▶ _RECORD EXCERPTS_
--------------------

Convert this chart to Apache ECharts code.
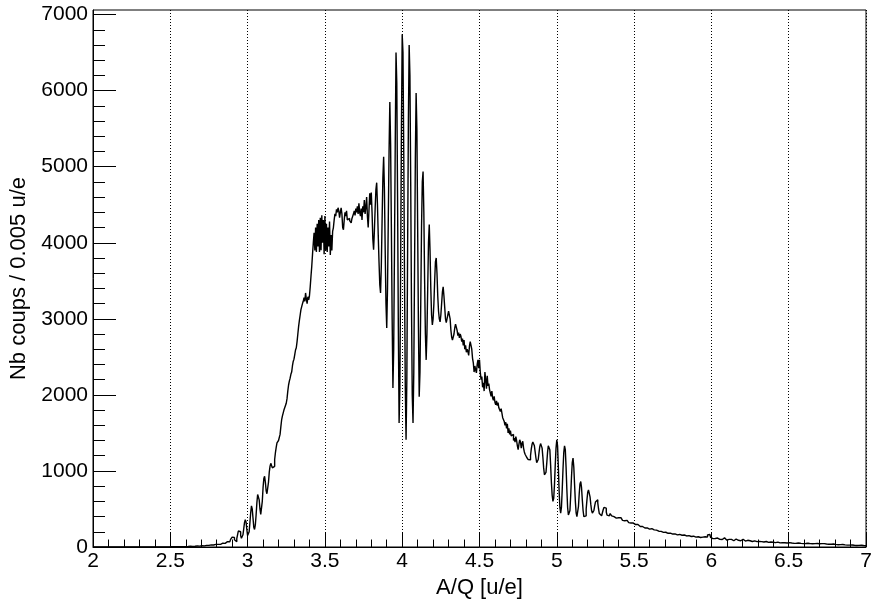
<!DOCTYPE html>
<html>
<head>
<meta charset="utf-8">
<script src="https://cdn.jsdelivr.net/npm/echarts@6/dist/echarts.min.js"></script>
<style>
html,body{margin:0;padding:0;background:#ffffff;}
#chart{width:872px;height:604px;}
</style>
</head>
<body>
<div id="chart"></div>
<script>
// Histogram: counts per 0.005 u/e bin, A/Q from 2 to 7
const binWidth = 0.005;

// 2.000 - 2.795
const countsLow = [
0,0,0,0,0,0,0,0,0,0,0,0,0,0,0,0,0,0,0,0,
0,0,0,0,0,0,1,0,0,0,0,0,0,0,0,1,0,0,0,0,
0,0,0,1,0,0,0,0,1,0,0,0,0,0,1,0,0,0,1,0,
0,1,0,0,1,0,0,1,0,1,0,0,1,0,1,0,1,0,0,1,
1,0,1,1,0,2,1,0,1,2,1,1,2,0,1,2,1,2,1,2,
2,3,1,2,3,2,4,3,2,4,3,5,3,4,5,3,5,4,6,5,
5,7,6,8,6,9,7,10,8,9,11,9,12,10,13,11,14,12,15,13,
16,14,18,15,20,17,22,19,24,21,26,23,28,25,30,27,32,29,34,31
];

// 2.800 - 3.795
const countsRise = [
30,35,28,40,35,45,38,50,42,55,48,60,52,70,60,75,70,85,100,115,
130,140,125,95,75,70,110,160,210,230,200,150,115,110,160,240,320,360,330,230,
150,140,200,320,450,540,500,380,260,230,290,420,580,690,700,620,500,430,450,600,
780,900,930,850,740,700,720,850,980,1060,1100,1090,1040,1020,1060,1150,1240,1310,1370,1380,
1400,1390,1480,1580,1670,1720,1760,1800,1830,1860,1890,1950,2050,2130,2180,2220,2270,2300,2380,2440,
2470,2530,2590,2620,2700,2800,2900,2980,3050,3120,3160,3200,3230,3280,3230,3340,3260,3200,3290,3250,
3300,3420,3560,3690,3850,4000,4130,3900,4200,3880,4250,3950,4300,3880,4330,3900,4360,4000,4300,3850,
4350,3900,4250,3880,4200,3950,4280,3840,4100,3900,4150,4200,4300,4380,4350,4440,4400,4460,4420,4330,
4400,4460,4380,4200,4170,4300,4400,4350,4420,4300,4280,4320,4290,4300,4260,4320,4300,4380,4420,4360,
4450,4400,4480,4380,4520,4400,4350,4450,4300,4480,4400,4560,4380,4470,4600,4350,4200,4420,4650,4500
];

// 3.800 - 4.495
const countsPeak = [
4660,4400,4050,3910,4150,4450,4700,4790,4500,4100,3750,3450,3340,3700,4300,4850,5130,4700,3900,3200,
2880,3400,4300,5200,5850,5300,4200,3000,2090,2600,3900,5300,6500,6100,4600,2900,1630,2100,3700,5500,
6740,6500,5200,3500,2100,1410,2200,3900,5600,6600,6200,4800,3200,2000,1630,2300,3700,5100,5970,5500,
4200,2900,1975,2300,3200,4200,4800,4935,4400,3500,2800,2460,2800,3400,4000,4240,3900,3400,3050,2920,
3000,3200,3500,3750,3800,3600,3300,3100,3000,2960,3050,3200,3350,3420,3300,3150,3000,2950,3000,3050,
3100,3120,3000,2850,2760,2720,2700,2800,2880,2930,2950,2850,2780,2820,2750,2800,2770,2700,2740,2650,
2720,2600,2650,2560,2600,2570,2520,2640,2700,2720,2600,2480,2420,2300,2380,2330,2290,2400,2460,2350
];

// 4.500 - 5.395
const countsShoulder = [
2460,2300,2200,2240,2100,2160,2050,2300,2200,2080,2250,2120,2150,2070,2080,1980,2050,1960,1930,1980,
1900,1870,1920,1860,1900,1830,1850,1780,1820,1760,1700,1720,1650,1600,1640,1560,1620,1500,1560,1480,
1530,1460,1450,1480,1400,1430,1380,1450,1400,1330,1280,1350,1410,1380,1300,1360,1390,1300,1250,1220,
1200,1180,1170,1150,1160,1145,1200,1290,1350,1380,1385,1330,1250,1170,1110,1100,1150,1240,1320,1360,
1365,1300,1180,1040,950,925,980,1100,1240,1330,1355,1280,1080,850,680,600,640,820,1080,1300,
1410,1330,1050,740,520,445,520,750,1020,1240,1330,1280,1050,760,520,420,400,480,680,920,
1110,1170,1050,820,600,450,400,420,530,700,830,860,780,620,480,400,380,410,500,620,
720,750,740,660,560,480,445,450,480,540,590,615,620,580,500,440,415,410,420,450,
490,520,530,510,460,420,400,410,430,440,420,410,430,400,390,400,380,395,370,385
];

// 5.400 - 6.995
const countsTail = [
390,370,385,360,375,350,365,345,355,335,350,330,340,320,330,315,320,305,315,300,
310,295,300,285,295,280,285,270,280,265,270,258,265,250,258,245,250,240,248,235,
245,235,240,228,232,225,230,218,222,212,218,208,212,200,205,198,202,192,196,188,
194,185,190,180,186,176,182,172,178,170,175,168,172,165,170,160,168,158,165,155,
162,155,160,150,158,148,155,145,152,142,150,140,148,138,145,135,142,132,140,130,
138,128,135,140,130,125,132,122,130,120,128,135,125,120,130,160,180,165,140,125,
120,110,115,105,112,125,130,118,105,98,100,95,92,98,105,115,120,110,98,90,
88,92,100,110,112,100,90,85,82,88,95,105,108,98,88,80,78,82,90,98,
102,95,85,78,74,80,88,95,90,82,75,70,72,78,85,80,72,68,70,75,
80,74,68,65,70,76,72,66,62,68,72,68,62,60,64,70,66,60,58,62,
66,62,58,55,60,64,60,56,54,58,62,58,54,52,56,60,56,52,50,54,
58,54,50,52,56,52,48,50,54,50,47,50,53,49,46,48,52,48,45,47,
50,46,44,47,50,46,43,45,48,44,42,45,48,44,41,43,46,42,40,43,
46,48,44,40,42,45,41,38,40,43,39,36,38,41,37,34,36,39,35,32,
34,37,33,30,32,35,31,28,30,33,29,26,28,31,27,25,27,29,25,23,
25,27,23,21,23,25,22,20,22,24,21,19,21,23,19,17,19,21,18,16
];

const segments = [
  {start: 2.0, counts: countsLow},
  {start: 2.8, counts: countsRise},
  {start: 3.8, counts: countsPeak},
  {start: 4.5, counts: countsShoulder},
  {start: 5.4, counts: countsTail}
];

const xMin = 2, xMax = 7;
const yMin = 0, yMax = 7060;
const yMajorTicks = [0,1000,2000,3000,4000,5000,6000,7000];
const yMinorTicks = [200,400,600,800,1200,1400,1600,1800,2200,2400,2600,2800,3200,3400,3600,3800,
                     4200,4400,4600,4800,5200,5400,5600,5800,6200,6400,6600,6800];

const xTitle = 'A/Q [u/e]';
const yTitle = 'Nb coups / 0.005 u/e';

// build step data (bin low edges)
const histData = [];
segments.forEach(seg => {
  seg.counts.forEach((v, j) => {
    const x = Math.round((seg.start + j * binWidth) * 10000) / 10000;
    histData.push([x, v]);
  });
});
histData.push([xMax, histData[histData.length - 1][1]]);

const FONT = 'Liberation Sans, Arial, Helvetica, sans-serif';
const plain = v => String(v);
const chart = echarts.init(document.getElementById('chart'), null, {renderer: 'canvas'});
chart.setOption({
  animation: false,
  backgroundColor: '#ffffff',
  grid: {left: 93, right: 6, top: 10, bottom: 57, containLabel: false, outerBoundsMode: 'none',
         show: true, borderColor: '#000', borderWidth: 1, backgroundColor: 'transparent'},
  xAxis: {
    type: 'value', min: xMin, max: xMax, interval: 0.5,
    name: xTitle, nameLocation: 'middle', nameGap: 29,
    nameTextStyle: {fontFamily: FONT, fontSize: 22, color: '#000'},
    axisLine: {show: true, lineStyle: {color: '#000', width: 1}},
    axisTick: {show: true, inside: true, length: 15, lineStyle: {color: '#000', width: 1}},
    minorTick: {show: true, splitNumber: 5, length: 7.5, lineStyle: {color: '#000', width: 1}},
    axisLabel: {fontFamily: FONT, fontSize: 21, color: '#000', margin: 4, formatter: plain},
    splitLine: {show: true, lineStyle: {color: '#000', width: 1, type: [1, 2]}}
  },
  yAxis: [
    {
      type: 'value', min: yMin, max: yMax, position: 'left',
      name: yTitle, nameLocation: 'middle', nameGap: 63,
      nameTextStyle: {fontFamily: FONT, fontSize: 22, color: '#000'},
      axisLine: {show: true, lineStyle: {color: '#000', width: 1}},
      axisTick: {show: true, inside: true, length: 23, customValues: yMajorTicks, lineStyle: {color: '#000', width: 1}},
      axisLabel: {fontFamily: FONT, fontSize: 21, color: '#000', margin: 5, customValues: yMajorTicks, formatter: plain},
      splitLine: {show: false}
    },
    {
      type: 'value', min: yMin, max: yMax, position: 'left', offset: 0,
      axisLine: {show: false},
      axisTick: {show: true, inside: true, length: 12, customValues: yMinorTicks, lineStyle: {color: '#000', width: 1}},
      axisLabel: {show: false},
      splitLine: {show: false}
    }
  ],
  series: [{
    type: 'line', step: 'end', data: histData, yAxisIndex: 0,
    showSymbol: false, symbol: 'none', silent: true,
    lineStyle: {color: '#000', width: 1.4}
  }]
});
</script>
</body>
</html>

--------------------

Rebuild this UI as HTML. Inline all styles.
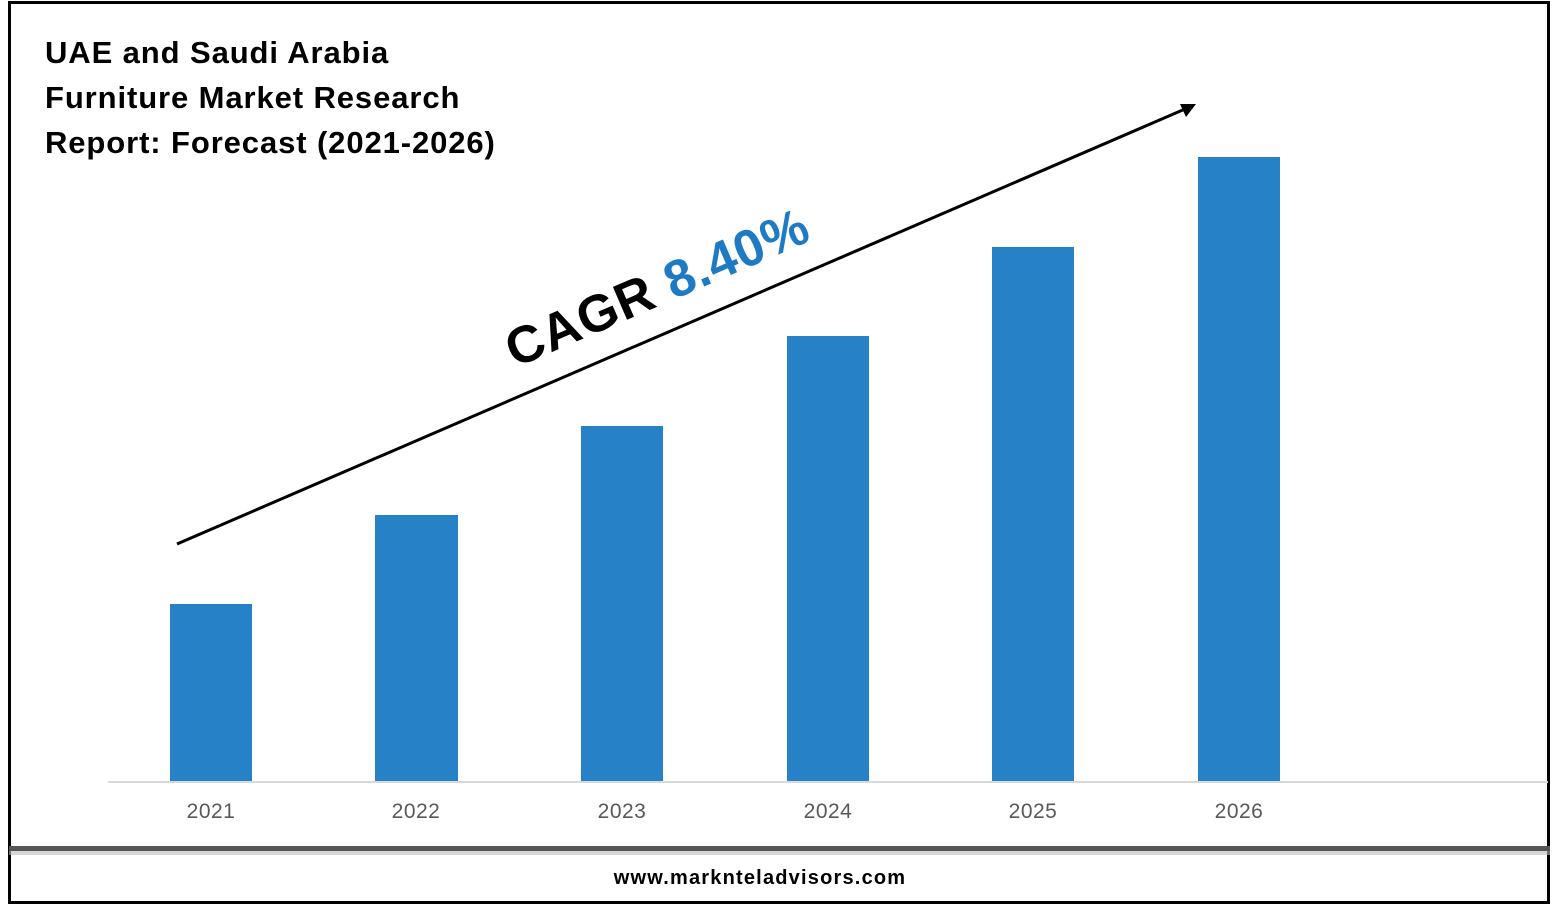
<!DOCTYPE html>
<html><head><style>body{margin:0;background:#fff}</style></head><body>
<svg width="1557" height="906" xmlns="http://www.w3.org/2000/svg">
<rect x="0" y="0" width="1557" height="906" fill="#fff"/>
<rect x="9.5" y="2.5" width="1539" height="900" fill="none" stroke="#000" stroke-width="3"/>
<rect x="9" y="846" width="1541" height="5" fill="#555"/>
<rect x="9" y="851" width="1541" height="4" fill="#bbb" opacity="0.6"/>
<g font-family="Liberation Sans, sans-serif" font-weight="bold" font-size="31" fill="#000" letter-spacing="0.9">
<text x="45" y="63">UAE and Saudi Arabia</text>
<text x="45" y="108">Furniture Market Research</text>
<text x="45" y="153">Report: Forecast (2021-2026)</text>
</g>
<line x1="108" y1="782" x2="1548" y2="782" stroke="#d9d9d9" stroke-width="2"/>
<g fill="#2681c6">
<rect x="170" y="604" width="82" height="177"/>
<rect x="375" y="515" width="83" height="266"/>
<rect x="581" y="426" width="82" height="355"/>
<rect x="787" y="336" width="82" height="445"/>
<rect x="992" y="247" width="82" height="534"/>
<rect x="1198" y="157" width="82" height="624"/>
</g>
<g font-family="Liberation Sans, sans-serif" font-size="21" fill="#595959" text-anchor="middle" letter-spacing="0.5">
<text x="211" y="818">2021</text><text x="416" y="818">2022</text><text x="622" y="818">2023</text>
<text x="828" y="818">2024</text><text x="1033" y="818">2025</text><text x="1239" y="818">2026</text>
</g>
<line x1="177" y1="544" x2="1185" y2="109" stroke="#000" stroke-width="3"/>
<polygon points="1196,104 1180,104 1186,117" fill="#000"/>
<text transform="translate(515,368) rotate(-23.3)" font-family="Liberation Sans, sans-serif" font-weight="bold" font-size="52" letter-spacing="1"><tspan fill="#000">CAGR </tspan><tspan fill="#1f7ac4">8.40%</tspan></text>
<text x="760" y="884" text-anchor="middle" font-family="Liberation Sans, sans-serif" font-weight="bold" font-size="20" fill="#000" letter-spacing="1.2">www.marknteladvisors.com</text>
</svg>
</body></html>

--------------------

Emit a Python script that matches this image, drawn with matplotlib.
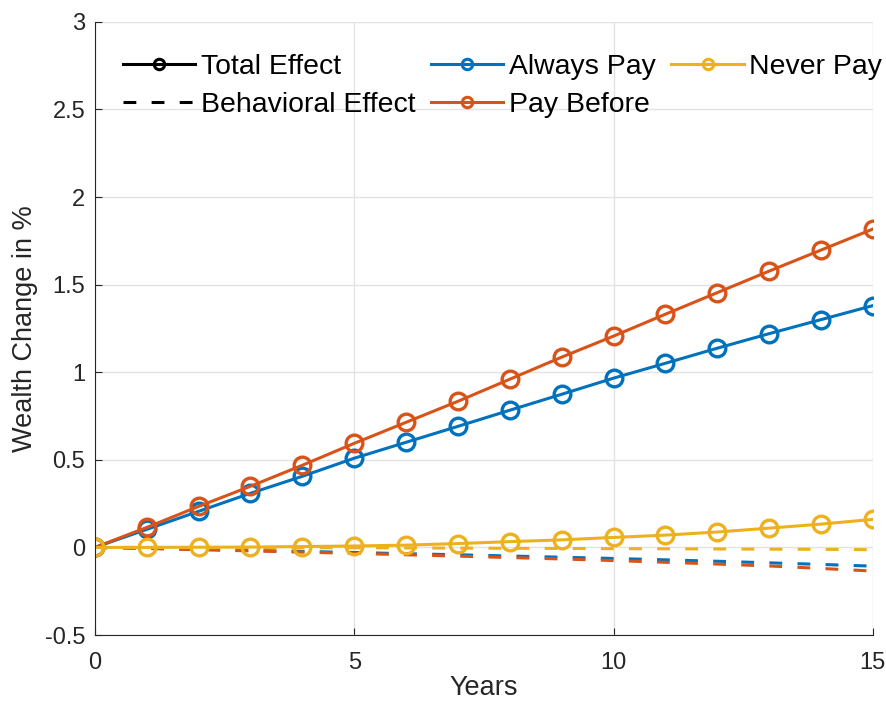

--------------------

▶ _GIVEN PROBLEM_
Copy the listing above exactly, but only from the line with "Convert this chart to Apache ECharts code." through the line with "const binWidth = 0.005;", including those two lines and excluding any picture.

▶ _OUTPUT OF THE EXERCISE_
Convert this chart to Apache ECharts code.
<!DOCTYPE html>
<html>
<head>
<meta charset="utf-8">
<script src="https://cdn.jsdelivr.net/npm/echarts@6/dist/echarts.min.js"></script>
<style>
html,body{margin:0;padding:0;background:#ffffff;}
#chart{width:872px;height:604px;}
</style>
</head>
<body>
<div id="chart"></div>
<script>
// Histogram: counts per 0.005 u/e bin, A/Q from 2 to 7
const binWidth = 0.005;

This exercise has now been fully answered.